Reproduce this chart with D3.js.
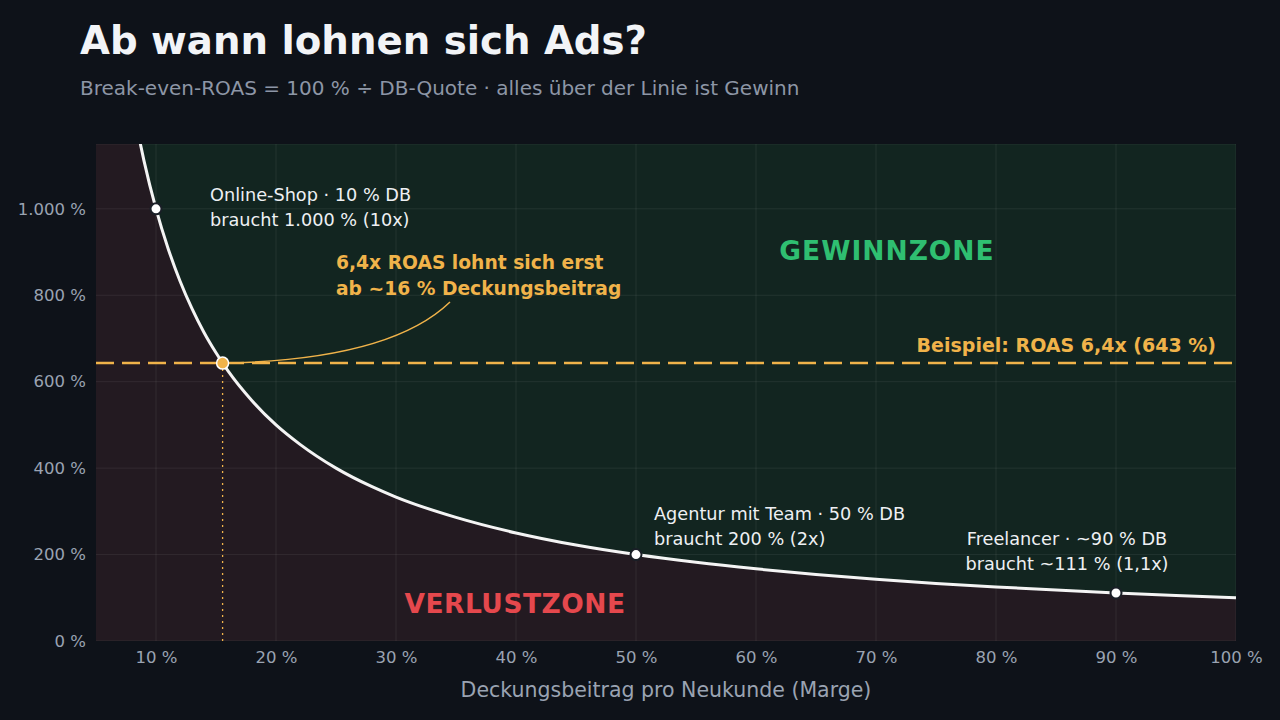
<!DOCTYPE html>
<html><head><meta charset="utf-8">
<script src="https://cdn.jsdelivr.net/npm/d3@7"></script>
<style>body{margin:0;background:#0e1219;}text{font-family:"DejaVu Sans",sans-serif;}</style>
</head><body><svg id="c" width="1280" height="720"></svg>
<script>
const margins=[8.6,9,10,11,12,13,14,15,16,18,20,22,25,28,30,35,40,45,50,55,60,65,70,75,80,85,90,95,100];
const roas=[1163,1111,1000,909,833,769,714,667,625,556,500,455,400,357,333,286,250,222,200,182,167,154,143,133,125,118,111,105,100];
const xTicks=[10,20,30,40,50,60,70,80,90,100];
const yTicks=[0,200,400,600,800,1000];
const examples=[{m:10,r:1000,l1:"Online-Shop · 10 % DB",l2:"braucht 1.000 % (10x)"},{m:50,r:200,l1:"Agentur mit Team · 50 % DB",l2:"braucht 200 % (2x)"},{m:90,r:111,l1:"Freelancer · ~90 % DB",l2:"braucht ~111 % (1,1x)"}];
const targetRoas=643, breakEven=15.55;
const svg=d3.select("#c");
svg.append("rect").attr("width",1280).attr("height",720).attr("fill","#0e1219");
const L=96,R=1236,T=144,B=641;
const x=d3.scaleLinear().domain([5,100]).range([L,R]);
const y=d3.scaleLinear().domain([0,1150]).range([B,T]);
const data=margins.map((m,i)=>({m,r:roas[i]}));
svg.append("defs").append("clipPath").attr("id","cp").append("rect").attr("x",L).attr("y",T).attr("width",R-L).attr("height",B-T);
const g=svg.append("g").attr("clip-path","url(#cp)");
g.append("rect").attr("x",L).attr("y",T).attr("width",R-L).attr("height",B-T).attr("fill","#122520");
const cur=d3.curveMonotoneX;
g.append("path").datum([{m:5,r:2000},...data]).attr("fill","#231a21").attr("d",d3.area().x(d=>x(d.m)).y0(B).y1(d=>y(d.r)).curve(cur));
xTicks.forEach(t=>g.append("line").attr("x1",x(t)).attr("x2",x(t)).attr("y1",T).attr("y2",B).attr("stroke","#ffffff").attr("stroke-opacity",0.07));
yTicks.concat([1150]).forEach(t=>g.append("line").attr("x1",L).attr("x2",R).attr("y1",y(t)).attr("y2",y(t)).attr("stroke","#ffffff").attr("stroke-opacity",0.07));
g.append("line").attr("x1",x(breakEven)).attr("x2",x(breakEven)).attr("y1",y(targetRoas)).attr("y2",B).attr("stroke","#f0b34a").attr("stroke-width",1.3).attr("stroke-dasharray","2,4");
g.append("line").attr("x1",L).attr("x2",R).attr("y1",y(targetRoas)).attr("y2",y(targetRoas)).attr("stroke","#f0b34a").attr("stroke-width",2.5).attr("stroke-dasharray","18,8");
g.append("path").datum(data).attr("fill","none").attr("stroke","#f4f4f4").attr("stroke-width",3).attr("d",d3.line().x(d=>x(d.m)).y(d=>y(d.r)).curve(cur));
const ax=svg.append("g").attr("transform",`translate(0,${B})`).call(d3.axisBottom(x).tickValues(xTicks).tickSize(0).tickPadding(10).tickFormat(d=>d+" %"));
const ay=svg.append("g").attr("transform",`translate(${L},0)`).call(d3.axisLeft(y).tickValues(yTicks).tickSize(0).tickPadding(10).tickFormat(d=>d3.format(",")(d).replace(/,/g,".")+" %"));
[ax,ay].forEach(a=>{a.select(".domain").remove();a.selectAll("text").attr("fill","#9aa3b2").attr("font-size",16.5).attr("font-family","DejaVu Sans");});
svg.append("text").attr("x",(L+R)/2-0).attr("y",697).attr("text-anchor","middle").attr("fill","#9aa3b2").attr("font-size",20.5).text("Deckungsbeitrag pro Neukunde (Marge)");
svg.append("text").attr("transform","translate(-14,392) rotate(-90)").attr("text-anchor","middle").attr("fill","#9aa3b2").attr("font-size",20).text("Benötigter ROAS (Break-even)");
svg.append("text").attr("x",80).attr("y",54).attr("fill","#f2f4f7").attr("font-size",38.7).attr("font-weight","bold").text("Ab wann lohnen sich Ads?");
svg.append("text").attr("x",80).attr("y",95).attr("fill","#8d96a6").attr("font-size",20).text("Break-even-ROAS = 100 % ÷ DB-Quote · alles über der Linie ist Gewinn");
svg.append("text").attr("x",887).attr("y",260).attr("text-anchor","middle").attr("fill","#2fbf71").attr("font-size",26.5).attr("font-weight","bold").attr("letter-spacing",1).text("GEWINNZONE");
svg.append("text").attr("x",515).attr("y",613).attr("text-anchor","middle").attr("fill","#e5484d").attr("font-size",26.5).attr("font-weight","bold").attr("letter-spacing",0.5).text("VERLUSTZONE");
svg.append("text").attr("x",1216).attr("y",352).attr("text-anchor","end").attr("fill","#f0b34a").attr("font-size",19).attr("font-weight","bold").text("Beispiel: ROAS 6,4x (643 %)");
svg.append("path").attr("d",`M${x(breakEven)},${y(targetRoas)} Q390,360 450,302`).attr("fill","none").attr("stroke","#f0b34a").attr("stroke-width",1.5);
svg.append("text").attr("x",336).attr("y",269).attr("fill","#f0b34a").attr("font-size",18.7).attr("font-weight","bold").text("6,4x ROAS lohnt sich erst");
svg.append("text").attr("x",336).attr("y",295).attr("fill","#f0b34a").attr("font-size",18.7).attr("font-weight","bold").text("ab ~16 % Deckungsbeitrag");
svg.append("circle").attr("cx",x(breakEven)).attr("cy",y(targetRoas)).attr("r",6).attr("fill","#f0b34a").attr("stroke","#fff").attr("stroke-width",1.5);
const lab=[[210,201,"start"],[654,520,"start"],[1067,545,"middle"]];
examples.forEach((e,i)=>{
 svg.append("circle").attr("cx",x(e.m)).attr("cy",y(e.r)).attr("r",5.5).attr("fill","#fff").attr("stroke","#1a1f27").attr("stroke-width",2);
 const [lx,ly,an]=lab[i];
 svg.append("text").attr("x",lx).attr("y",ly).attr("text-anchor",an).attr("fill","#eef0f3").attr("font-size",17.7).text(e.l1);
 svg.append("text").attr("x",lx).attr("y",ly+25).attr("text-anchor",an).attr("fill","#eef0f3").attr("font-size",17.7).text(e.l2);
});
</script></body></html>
--
All of the data needs repeating exactly, but the pictures do not.

Complete output –
Reproduce this chart with D3.js.
<!DOCTYPE html>
<html><head><meta charset="utf-8">
<script src="https://cdn.jsdelivr.net/npm/d3@7"></script>
<style>body{margin:0;background:#0e1219;}text{font-family:"DejaVu Sans",sans-serif;}</style>
</head><body><svg id="c" width="1280" height="720"></svg>
<script>
const margins=[8.6,9,10,11,12,13,14,15,16,18,20,22,25,28,30,35,40,45,50,55,60,65,70,75,80,85,90,95,100];
const roas=[1163,1111,1000,909,833,769,714,667,625,556,500,455,400,357,333,286,250,222,200,182,167,154,143,133,125,118,111,105,100];
const xTicks=[10,20,30,40,50,60,70,80,90,100];
const yTicks=[0,200,400,600,800,1000];
const examples=[{m:10,r:1000,l1:"Online-Shop · 10 % DB",l2:"braucht 1.000 % (10x)"},{m:50,r:200,l1:"Agentur mit Team · 50 % DB",l2:"braucht 200 % (2x)"},{m:90,r:111,l1:"Freelancer · ~90 % DB",l2:"braucht ~111 % (1,1x)"}];
const targetRoas=643, breakEven=15.55;
const svg=d3.select("#c");
svg.append("rect").attr("width",1280).attr("height",720).attr("fill","#0e1219");
const L=96,R=1236,T=144,B=641;
const x=d3.scaleLinear().domain([5,100]).range([L,R]);
const y=d3.scaleLinear().domain([0,1150]).range([B,T]);
const data=margins.map((m,i)=>({m,r:roas[i]}));
svg.append("defs").append("clipPath").attr("id","cp").append("rect").attr("x",L).attr("y",T).attr("width",R-L).attr("height",B-T);
const g=svg.append("g").attr("clip-path","url(#cp)");
g.append("rect").attr("x",L).attr("y",T).attr("width",R-L).attr("height",B-T).attr("fill","#122520");
const cur=d3.curveMonotoneX;
g.append("path").datum([{m:5,r:2000},...data]).attr("fill","#231a21").attr("d",d3.area().x(d=>x(d.m)).y0(B).y1(d=>y(d.r)).curve(cur));
xTicks.forEach(t=>g.append("line").attr("x1",x(t)).attr("x2",x(t)).attr("y1",T).attr("y2",B).attr("stroke","#ffffff").attr("stroke-opacity",0.07));
yTicks.concat([1150]).forEach(t=>g.append("line").attr("x1",L).attr("x2",R).attr("y1",y(t)).attr("y2",y(t)).attr("stroke","#ffffff").attr("stroke-opacity",0.07));
g.append("line").attr("x1",x(breakEven)).attr("x2",x(breakEven)).attr("y1",y(targetRoas)).attr("y2",B).attr("stroke","#f0b34a").attr("stroke-width",1.3).attr("stroke-dasharray","2,4");
g.append("line").attr("x1",L).attr("x2",R).attr("y1",y(targetRoas)).attr("y2",y(targetRoas)).attr("stroke","#f0b34a").attr("stroke-width",2.5).attr("stroke-dasharray","18,8");
g.append("path").datum(data).attr("fill","none").attr("stroke","#f4f4f4").attr("stroke-width",3).attr("d",d3.line().x(d=>x(d.m)).y(d=>y(d.r)).curve(cur));
const ax=svg.append("g").attr("transform",`translate(0,${B})`).call(d3.axisBottom(x).tickValues(xTicks).tickSize(0).tickPadding(10).tickFormat(d=>d+" %"));
const ay=svg.append("g").attr("transform",`translate(${L},0)`).call(d3.axisLeft(y).tickValues(yTicks).tickSize(0).tickPadding(10).tickFormat(d=>d3.format(",")(d).replace(/,/g,".")+" %"));
[ax,ay].forEach(a=>{a.select(".domain").remove();a.selectAll("text").attr("fill","#9aa3b2").attr("font-size",16.5).attr("font-family","DejaVu Sans");});
svg.append("text").attr("x",(L+R)/2-0).attr("y",697).attr("text-anchor","middle").attr("fill","#9aa3b2").attr("font-size",20.5).text("Deckungsbeitrag pro Neukunde (Marge)");
svg.append("text").attr("transform","translate(-14,392) rotate(-90)").attr("text-anchor","middle").attr("fill","#9aa3b2").attr("font-size",20).text("Benötigter ROAS (Break-even)");
svg.append("text").attr("x",80).attr("y",54).attr("fill","#f2f4f7").attr("font-size",38.7).attr("font-weight","bold").text("Ab wann lohnen sich Ads?");
svg.append("text").attr("x",80).attr("y",95).attr("fill","#8d96a6").attr("font-size",20).text("Break-even-ROAS = 100 % ÷ DB-Quote · alles über der Linie ist Gewinn");
svg.append("text").attr("x",887).attr("y",260).attr("text-anchor","middle").attr("fill","#2fbf71").attr("font-size",26.5).attr("font-weight","bold").attr("letter-spacing",1).text("GEWINNZONE");
svg.append("text").attr("x",515).attr("y",613).attr("text-anchor","middle").attr("fill","#e5484d").attr("font-size",26.5).attr("font-weight","bold").attr("letter-spacing",0.5).text("VERLUSTZONE");
svg.append("text").attr("x",1216).attr("y",352).attr("text-anchor","end").attr("fill","#f0b34a").attr("font-size",19).attr("font-weight","bold").text("Beispiel: ROAS 6,4x (643 %)");
svg.append("path").attr("d",`M${x(breakEven)},${y(targetRoas)} Q390,360 450,302`).attr("fill","none").attr("stroke","#f0b34a").attr("stroke-width",1.5);
svg.append("text").attr("x",336).attr("y",269).attr("fill","#f0b34a").attr("font-size",18.7).attr("font-weight","bold").text("6,4x ROAS lohnt sich erst");
svg.append("text").attr("x",336).attr("y",295).attr("fill","#f0b34a").attr("font-size",18.7).attr("font-weight","bold").text("ab ~16 % Deckungsbeitrag");
svg.append("circle").attr("cx",x(breakEven)).attr("cy",y(targetRoas)).attr("r",6).attr("fill","#f0b34a").attr("stroke","#fff").attr("stroke-width",1.5);
const lab=[[210,201,"start"],[654,520,"start"],[1067,545,"middle"]];
examples.forEach((e,i)=>{
 svg.append("circle").attr("cx",x(e.m)).attr("cy",y(e.r)).attr("r",5.5).attr("fill","#fff").attr("stroke","#1a1f27").attr("stroke-width",2);
 const [lx,ly,an]=lab[i];
 svg.append("text").attr("x",lx).attr("y",ly).attr("text-anchor",an).attr("fill","#eef0f3").attr("font-size",17.7).text(e.l1);
 svg.append("text").attr("x",lx).attr("y",ly+25).attr("text-anchor",an).attr("fill","#eef0f3").attr("font-size",17.7).text(e.l2);
});
</script></body></html>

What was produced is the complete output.